Panetta questions why Pakistan is prosecuting doctor who helped find bin Laden

The World

Defense Secretary Leon Panetta’s latest remarks about the raid into Pakistan that killed Osama bin Laden aren’t helping to improve relations with the important Asian nation.

In a CBS “60 Minutes” interview aired on Sunday, Panetta reiterated that someone in the Pakistani government must have known where bin Laden was hiding. The Pentagon chief also admitted for the first time that a Pakistani doctor helped the CIA last year at bin Laden’s compound.

Panetta, who was in charge of the CIA when Navy SEALs conducted the raid, expressed concern for the doctor, who’s been arrested by Pakistani officials and charged with treason, wondering why the Pakistani government would prosecute someone, Pakistani doctor Shakeel Afridi, who helped kill a wanted fugitive.

Afridi faces treason charges for running a fake vaccination program as a way to gain access to bin Laden’s compound for the CIA — and procure DNA that could be used to verify bin Laden's presence. Panetta told “60 Minutes” he worried about how Afridi is being treated.

“This was an individual who in fact helped provide intelligence that was very helpful with regards to this operation,” Panetta said. “He was not in any way treasonous towards Pakistan, he was not in any way doing anything that would have undermined Pakistan.
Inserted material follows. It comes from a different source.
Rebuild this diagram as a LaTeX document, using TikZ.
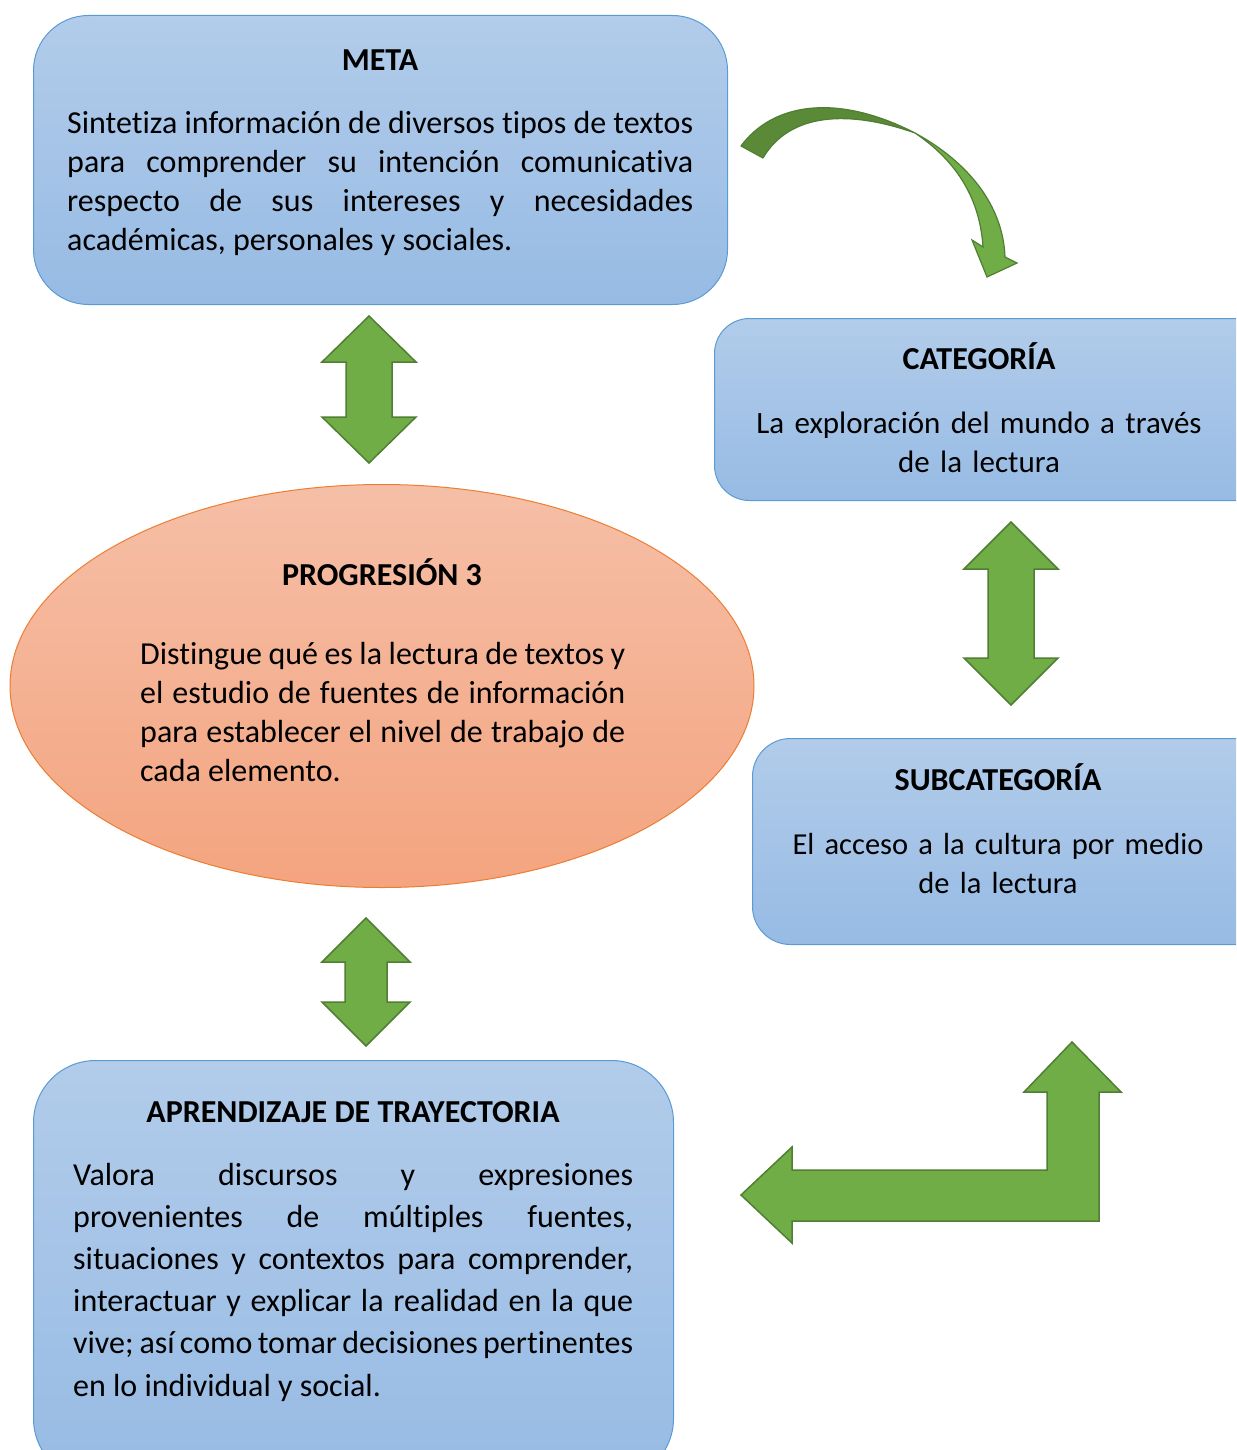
\documentclass[tikz,border=0pt]{standalone}
\usepackage{fontspec}
\setmainfont[Ligatures={NoCommon}]{Carlito}
\usetikzlibrary{shapes.geometric}
\definecolor{boxtop}{HTML}{B2CCEA}
\definecolor{boxbot}{HTML}{97BBE4}
\definecolor{boxline}{HTML}{5B9BD5}
\definecolor{elltop}{HTML}{F5BFA7}
\definecolor{ellbot}{HTML}{F4A47F}
\definecolor{ellline}{HTML}{ED7D31}
\definecolor{arrfill}{HTML}{70AD47}
\definecolor{arrdark}{HTML}{5A8A37}
\definecolor{arrline}{HTML}{507E32}
\begin{document}
\begin{tikzpicture}[x=1pt,y=-1pt,
  box/.style={draw=boxline, line width=1pt, top color=boxtop, bottom color=boxbot, inner sep=0pt},
  ellbox/.style={ellipse, draw=ellline, line width=1pt, top color=elltop, bottom color=ellbot, inner sep=0pt},
  blockarrow/.style={fill=arrfill, draw=arrline, line width=1.5pt, line join=miter},
  ttl/.style={font=\fontsize{32}{36}\selectfont\bfseries, inner sep=0pt, anchor=base},
  body/.style={font=\fontsize{32}{39}\selectfont, inner sep=0pt, anchor=base west, align=justify},
  cbody/.style={font=\fontsize{31}{39}\selectfont, inner sep=0pt, anchor=base, align=center, text width=520pt}
]
\useasboundingbox (0,0) rectangle (1236,1450);
\clip (0,0) rectangle (1236,1450);

% boxes
\node[box, rounded corners=55pt, minimum width=694pt, minimum height=289pt, anchor=north west] (meta) at (33,15) {};
\node[box, rounded corners=35pt, minimum width=560pt, minimum height=182pt, anchor=north west] (cat) at (714,318) {};
\node[ellbox, minimum width=744pt, minimum height=403pt] (prog) at (382,686) {};
\node[box, rounded corners=38pt, minimum width=520pt, minimum height=206pt, anchor=north west] (sub) at (752,738) {};
\node[box, rounded corners=62pt, minimum width=640pt, minimum height=420pt, anchor=north west] (apr) at (33,1060) {};

% titles
\node[ttl] (metat) at (380,71) {META};
\node[ttl] (catt) at (979,369) {CATEGORÍA};
\node[ttl] (progt) at (382,585) {PROGRESIÓN 3};
\node[ttl] (subt) at (998,790) {SUBCATEGORÍA};
\node[ttl] (aprt) at (353,1122) {APRENDIZAJE DE TRAYECTORIA};

% bodies
\node[body, text width=626pt] (metab) at (67,134) {Sintetiza información de diversos tipos de textos\linebreak para comprender su intención comunicativa\linebreak respecto de sus intereses y necesidades\linebreak académicas, personales y sociales.};
\node[cbody] (catb) at (979,433) {La exploración del mundo a través\\de la lectura};
\node[body, text width=485pt] (progb) at (140,664) {Distingue qué es la lectura de textos y\linebreak el estudio de fuentes de información\linebreak para establecer el nivel de trabajo de\linebreak cada elemento.};
\node[cbody, font=\fontsize{30.5}{39}\selectfont] (subb) at (998,854) {El acceso a la cultura por medio\\de la lectura};
\node[body, text width=560pt, font=\fontsize{32}{42.2}\selectfont] (aprb) at (73,1185) {Valora discursos y expresiones\linebreak provenientes de múltiples fuentes,\linebreak situaciones y contextos para comprender,\linebreak interactuar y explicar la realidad en la que\linebreak vive; así como tomar decisiones pertinentes\linebreak en lo individual y social.};

% double arrows
\draw[blockarrow] (369,316) -- (416,362) -- (392,362) -- (392,417) -- (416,417) -- (369,463) -- (322,417) -- (346,417) -- (346,362) -- (322,362) -- cycle;
\draw[blockarrow] (1011,522) -- (1058,569) -- (1034,569) -- (1034,658) -- (1058,658) -- (1011,705) -- (964,658) -- (988,658) -- (988,569) -- (964,569) -- cycle;
\draw[blockarrow] (366,918) -- (410,962) -- (387,962) -- (387,1002) -- (410,1002) -- (366,1046) -- (322,1002) -- (345,1002) -- (345,962) -- (322,962) -- cycle;

% bent arrow
\draw[blockarrow] (741,1195) -- (792,1147) -- (792,1170) -- (1047,1170) -- (1047,1092) -- (1024,1092) -- (1072,1042) -- (1121,1092) -- (1099,1092) -- (1099,1221) -- (792,1221) -- (792,1243) -- cycle;

% curved arrow
\draw[fill=arrdark, draw=arrline, line width=1.2pt, line join=round] (741,146) .. controls (772,104) and (835,92) .. (915,133) .. controls (850,110) and (790,112) .. (763,158) -- cycle;
\draw[fill=arrfill, draw=arrline, line width=1.2pt, line join=miter] (915,133) .. controls (968,162) and (1003,205) .. (1005,257) -- (1017,263) -- (987,277) -- (972,240) -- (983,247) .. controls (980,200) and (958,162) .. (915,133) -- cycle;
\end{tikzpicture}
\end{document}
As a matter of fact, Pakistan and the United States have a common cause here against terrorism. And for them to take this kind of action against someone who was helping to go after terrorism, I just think, it was a real mistake on their part.”
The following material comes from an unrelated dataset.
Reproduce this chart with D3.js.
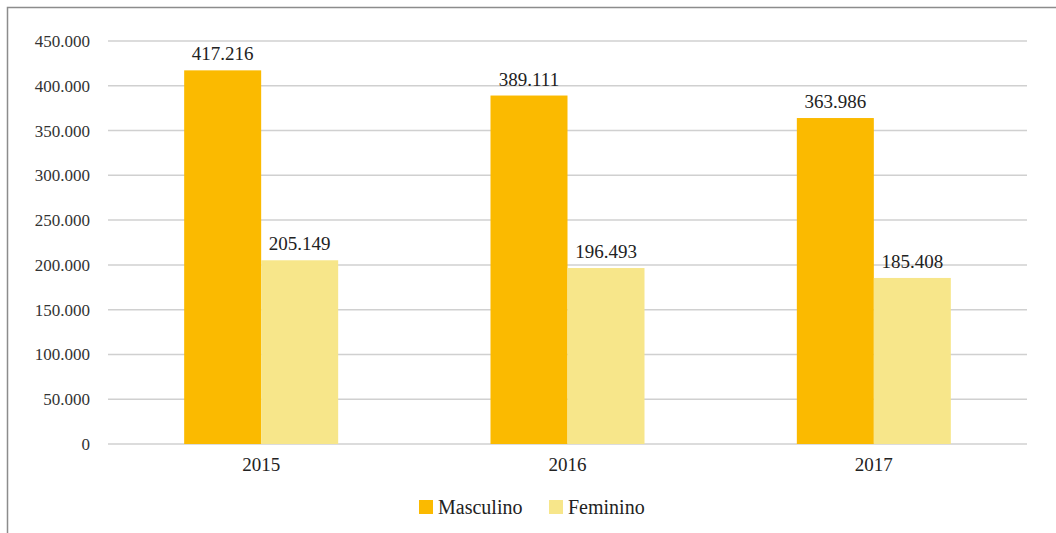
<!DOCTYPE html>
<html><head><meta charset="utf-8">
<script src="https://cdn.jsdelivr.net/npm/d3@7"></script>
<style>
body{margin:0;background:#fff;}
svg{display:block;}
</style></head>
<body><svg id="c" width="1056" height="533" font-family="'Liberation Serif', 'Times New Roman', serif"></svg>
<script>
const categories = ["2015","2016","2017"];
const seriesNames = ["Masculino","Feminino"];
const masculino = [417216, 389111, 363986];
const feminino = [205149, 196493, 185408];
const yTicks = [0,50000,100000,150000,200000,250000,300000,350000,400000,450000];
const colors = ["#FBBA00","#F7E68A"];

const svg = d3.select("#c");
const fmt = v => v === 0 ? "0" : d3.format(",")(v).replace(/,/g,".");
const FF = "'Liberation Serif', 'Times New Roman', serif";

// frame
svg.append("path").attr("d","M7.5,533 L7.5,7.5 L1056,7.5")
  .attr("fill","none").attr("stroke","#8c8c8c").attr("stroke-width",1.5);

const x0 = d3.scaleBand().domain(categories).range([108,1027]).paddingInner(0).paddingOuter(0);
const y = d3.scaleLinear().domain([0,450000]).range([444,41]);

// grid
svg.append("g").selectAll("line").data(yTicks).join("line")
  .attr("x1",108).attr("x2",1027)
  .attr("y1",d=>y(d)).attr("y2",d=>y(d))
  .attr("stroke","#d0d0d0").attr("stroke-width",1.5);

// y labels
svg.append("g").selectAll("text").data(yTicks).join("text")
  .attr("font-family",FF).attr("fill","#333")
  .attr("x",90).attr("y",d=>y(d)).attr("dy","0.35em")
  .attr("text-anchor","end").attr("font-size",17).text(fmt);

const barW = 77;
const x1 = d3.scaleBand().domain(seriesNames).range([0, barW*2]);
const data = categories.map((c,i)=>({c, vals:[masculino[i], feminino[i]]}));

const g = svg.append("g");
data.forEach(d=>{
  const cx = x0(d.c) + x0.bandwidth()/2 - barW;
  d.vals.forEach((v,j)=>{
    const bx = cx + x1(seriesNames[j]);
    g.append("rect").attr("x",bx).attr("y",y(v)).attr("width",barW)
      .attr("height",y(0)-y(v)).attr("fill",colors[j]);
    g.append("text").attr("font-family",FF).attr("fill","#222")
      .attr("x",bx+barW/2).attr("y",y(v)-10)
      .attr("text-anchor","middle").attr("font-size",19).text(fmt(v));
  });
});

// x labels
svg.append("g").selectAll("text").data(categories).join("text")
  .attr("font-family",FF).attr("fill","#222")
  .attr("x",d=>x0(d)+x0.bandwidth()/2).attr("y",471)
  .attr("text-anchor","middle").attr("font-size",19).text(d=>d);

// legend
const leg = svg.append("g");
const legX = [419, 549];
seriesNames.forEach((n,j)=>{
  leg.append("rect").attr("x",legX[j]).attr("y",500).attr("width",14).attr("height",14).attr("fill",colors[j]);
  leg.append("text").attr("font-family",FF).attr("fill","#222")
    .attr("x",legX[j]+19).attr("y",514).attr("font-size",20).text(n);
});
</script></body></html>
Pakistan was embarrassed by the raid and accused the US of violating its sovereignty.

Anti-American sentiment already was running high — a Gallup poll suggested 85 percent of Pakistanis disapproved of U.S. leadership. It wasn’t always like that.

“I have been to America when I was a young officer. I did one of the training courses there and that was the F-16. I have some very fond memories of the people I interacted with,” said Retired Pakistani Air Force Marshall Shahad Latif.

Latif remembered working side-by-side with American pilots, learning to fly U.S.-made warplanes. But Latif said those years of teamwork don't give Panetta the right to criticize Pakistan for its treatment of Afridi — someone who Latif thinks must face consequences for working for the CIA.

But why would anyone be angry with a man who apparently helped the world get rid of Osama bin Laden?

“This is a difficult proposition. But apparently the fact he passed information, I think he does come in the bracket of a traitor,” Latif said.

Political analyst Imitaz Gul took a similarly hard line. It doesn’t matter to Gul that Afridi’s apparent target was bin Laden — it matters that he was passing secrets to the U.S. and withholding them from Pakistani authorities.

“You know, it’s really easy to argue against it or argue for it. But it depends who is arguing it. The Americans probably think they can probably get away with everything,” Gul said.

Gul knows American officials have lost faith in Pakistani intelligence — believing they actively cooperate with sections of the Taliban in Afghanistan. And in the “60 Minutes” interview, Panetta said while he had no evidence, he believed someone in the Pakistani government knew bin Laden was hiding in their country.

There are plenty of bad feelings on both sides, said Gul — not made any better by a November cross border clash with U.S. troops that left 24 Pakistani soldiers dead.

“These relations continue to suffer from mistrust. So as long as this perception stays, I think there will be enough reason for the Americans to be wary or suspicious of the Pakistani establishment and the Pakistani establishment on its part is suspicious of the American long-term planning,” Gul said.

There have been some attempts to repair relations. U.S. drones are reportedly flying over northern Pakistan again. And the parliament in Islamabad seems poised to reopen the border crossings for NATO supplies that were closed by Pakistan in an act of retaliation.

Still, the resentment toward America doesn’t appear to be dissipating. And that probably means the Pakistani doctor who helped the CIA bag bin Laden shouldn’t expect to get off lightly in his own country.